A modern-day example might be this: You take receipt of a new mobile phone number for your business. It takes you a few days to accurately remember the whole number without making errors when you tell your business clients what that number is.
However if you were in the kind of job that involved memorising strings of numbers, then you would likely only have to see your new phone number once or twice before your brain stored it with 100% accuracy. It’s kind of the reverse of how, before mobile phones came along, we could remember many of our friends and family’s numbers and even addresses in our heads. I don’t know about you, but with disuse, I have ‘lost’ that ability. Not that it matters, because my phone stores all that information now!
So we can see that if we want to become a ‘knowledge sponge’, then we need our brains to change their wiring patterns permanently. This only happens due to neuroplastic changes and neuroplastic changes ONLY happen as a result of long-term repetition, i.e ‘living’ the new memory lifestyle you want to attain. So if you want to become a knowledge sponge, you must constantly feed your brain with new and interesting knowledge for a long period, until your brain has adapted to the increased style and amount of neural input. This in my opinion is the ‘real’ long-term potentiation – the lasting uptick in mental performance and (especially) memory retention, due to a fundamental restructuring of the brain tissue neural pathways.
Certainly there are nootropic products that will help this metamorphosis. In fact almost any nootropic, if it helps you learn in the short term, will contribute to the neuroplastic process, just as an ergogenic aid in the gym will help your workout intensity and therefore contribute to the long-term increase in cardiovascular fitness. Just as there is no point taking ergogenic aids for just a few workouts and expecting it to increase your long-term fitness levels, so there is no reasonable way to expect that infrequent or intermittent nootropic (or even CILTEP) use will significantly contribute to true long-term potentiation (neuroplastic changes). You MUST combine daily study with nootropic usage in order to attain the best results.
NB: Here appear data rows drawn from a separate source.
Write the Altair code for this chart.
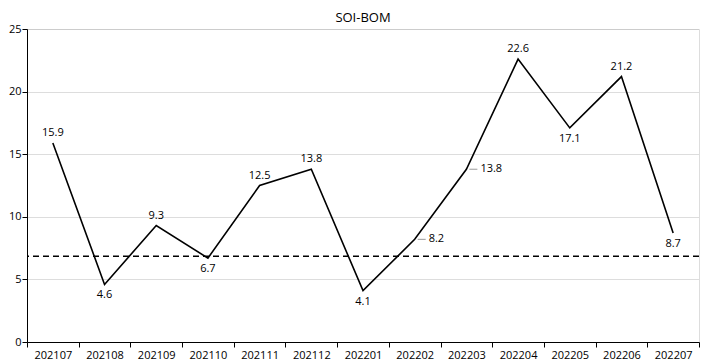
import altair as alt
import pandas as pd

months = ["202107", "202108", "202109", "202110", "202111", "202112", "202201",
          "202202", "202203", "202204", "202205", "202206", "202207"]
values = [15.9, 4.6, 9.3, 6.7, 12.5, 13.8, 4.1, 8.2, 13.8, 22.6, 17.1, 21.2, 8.7]
label_pos = ["above", "below", "above", "below", "above", "above", "below",
             "right", "right", "above", "below", "above", "below"]
threshold = [6.85]

df = pd.DataFrame({"month": months, "value": values, "pos": label_pos})
df["label"] = df["value"].map(lambda v: f"{v:.1f}")
ref = pd.DataFrame({"t": threshold})

FONT = "Open Sans"

x = alt.X("month:N", sort=months, title=None,
          scale=alt.Scale(type="band", paddingInner=0, paddingOuter=0),
          axis=alt.Axis(labelAngle=0, tickBand="extent", domainColor="#000",
                        tickColor="#000", labelColor="#000", labelFontSize=11,
                        labelFont=FONT, labelPadding=2, tickSize=5, grid=False))
y = alt.Y("value:Q", title=None,
          scale=alt.Scale(domain=[0, 25], nice=False),
          axis=alt.Axis(values=[0, 5, 10, 15, 20, 25], domainColor="#000",
                        tickColor="#000", labelColor="#000", labelFontSize=11,
                        labelFont=FONT, tickSize=5, labelPadding=1,
                        gridColor="#bbbbbb", gridDash=[1, 1], gridWidth=1))

base = alt.Chart(df)

line = base.mark_line(color="#000", strokeWidth=1.6).encode(x=x, y=y)

above = base.transform_filter(alt.datum.pos == "above").mark_text(
    dy=-10, fontSize=11, font=FONT, color="#000").encode(x=x, y="value:Q", text="label:N")
below = base.transform_filter(alt.datum.pos == "below").mark_text(
    dy=11, fontSize=11, font=FONT, color="#000").encode(x=x, y="value:Q", text="label:N")
right = base.transform_filter(alt.datum.pos == "right").mark_text(
    dx=14, align="left", fontSize=11, font=FONT, color="#000").encode(x=x, y="value:Q", text="label:N")
leader = base.transform_filter(alt.datum.pos == "right").mark_rule(
    color="#999", strokeWidth=1, xOffset=3, x2Offset=11).encode(
    x=x, x2=alt.X2("month:N"), y="value:Q")

rule = alt.Chart(ref).mark_rule(color="#000", strokeDash=[6, 4], strokeWidth=1.5).encode(
    y=alt.Y("t:Q"))

chart = alt.layer(line, rule, leader, above, below, right).properties(
    width=672, height=313,
    title=alt.TitleParams("SOI-BOM", fontSize=13, font=FONT, fontWeight="normal",
                          color="#000", offset=-2),
    padding={"left": 0, "top": 4, "right": 0, "bottom": 0},
).configure_view(stroke=None).configure(background="white")

chart.save("out.html", embed_options={"renderer": "svg", "actions": False})
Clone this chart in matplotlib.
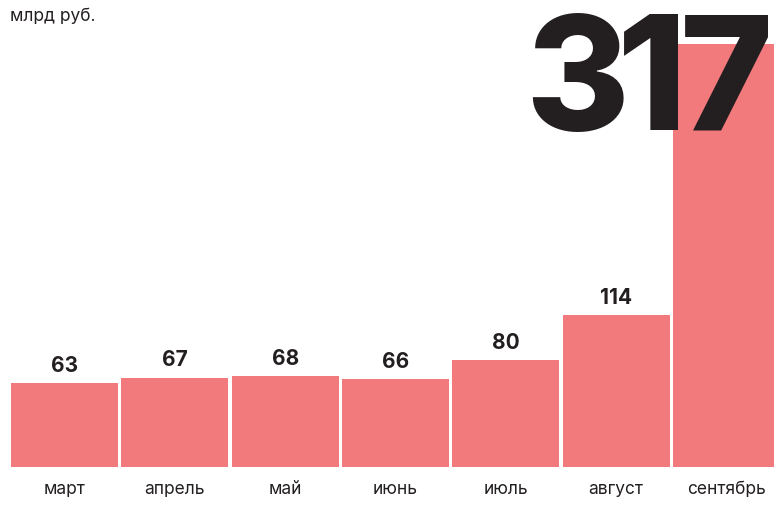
import matplotlib

matplotlib.use('agg')

import matplotlib.pyplot as plt

months = ['март', 'апрель', 'май', 'июнь', 'июль', 'август', 'сентябрь']
values = [63, 67, 68, 66, 80, 114, 317]
unit = 'млрд руб.'
big_number = '317'

BAR = '#f27a7c'
INK = '#231f20'

plt.rcParams['font.family'] = ['Inter', 'DejaVu Sans']

fig = plt.figure(figsize=(7.74, 5.14), dpi=100)
ax = fig.add_axes([0, 0, 1, 1])
ax.set_xlim(-0.585, 6.432)
ax.set_ylim(-35.3, 350.3)
ax.axis('off')

x = range(len(values))
ax.bar(x, values, width=0.97, color=BAR, zorder=1)

for i, (m, v) in enumerate(zip(months, values)):
    ax.text(i, -17, m, ha='center', va='center', fontsize=12.5, color=INK)
    if i < len(values) - 1:
        ax.text(i, v + 5.5, str(v), ha='center', va='bottom', fontsize=15,
                fontweight='bold', color=INK)

# big headline number, digits set tight like the original
digit_x = [0.7455, 0.842, 0.938]
for d, dx in zip(big_number, digit_x):
    fig.text(dx, 0.747, d, ha='center', va='baseline', fontsize=114,
             fontweight=800, color=INK, zorder=5)

fig.text(0.013, 0.985, unit, ha='left', va='top', fontsize=12.5, color=INK)

fig.savefig('out.png', dpi=100)
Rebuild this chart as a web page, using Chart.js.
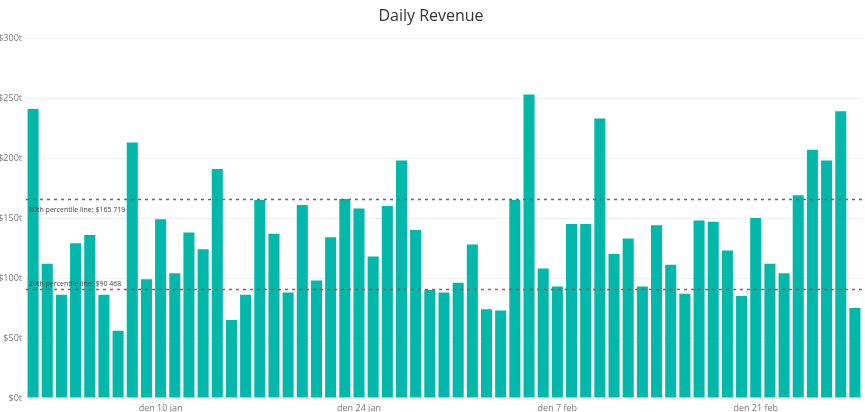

Now whilst CILTEP might look like the ideal product to help facilitate long-term potentiation, I would disagree. I don’t think it is a bad product or unsafe, I just don’t think it fulfils the design spec properly.
As I say, almost any nootropic will help the neuroplastic process, but the ideal product would likely be a good ‘all round’ nootropic stack, i.e. something that contains a racetam, a good choline source and probably a cerebral vaso-dilator, rather than something which focuses solely on increasing cAMP.
Increasing cAMP is a good idea, but not if it as the expense of including more ‘well-rounded’ cognitive improving agents.
In this authors’ opinion, the ‘best’ form of long term potentiaton is that which comes naturally (neuroplastic changes) and causes life-long improvements in cognition and memory.
I have personally experienced these neuroplastic changes first hand. It took many years of university level study combined with a racetam, choline source and Vinpocetine and huperzine A, before my brain changed permanently.
My brain now is nothing like it was before. The level of information retention and recall is massively higher than it was. I was 30 when I went back to university and began making these changes, so I know it is not the youth (or lack of it) of my brain which helped these changes, but rather the application of nootropics on top of dedicated study.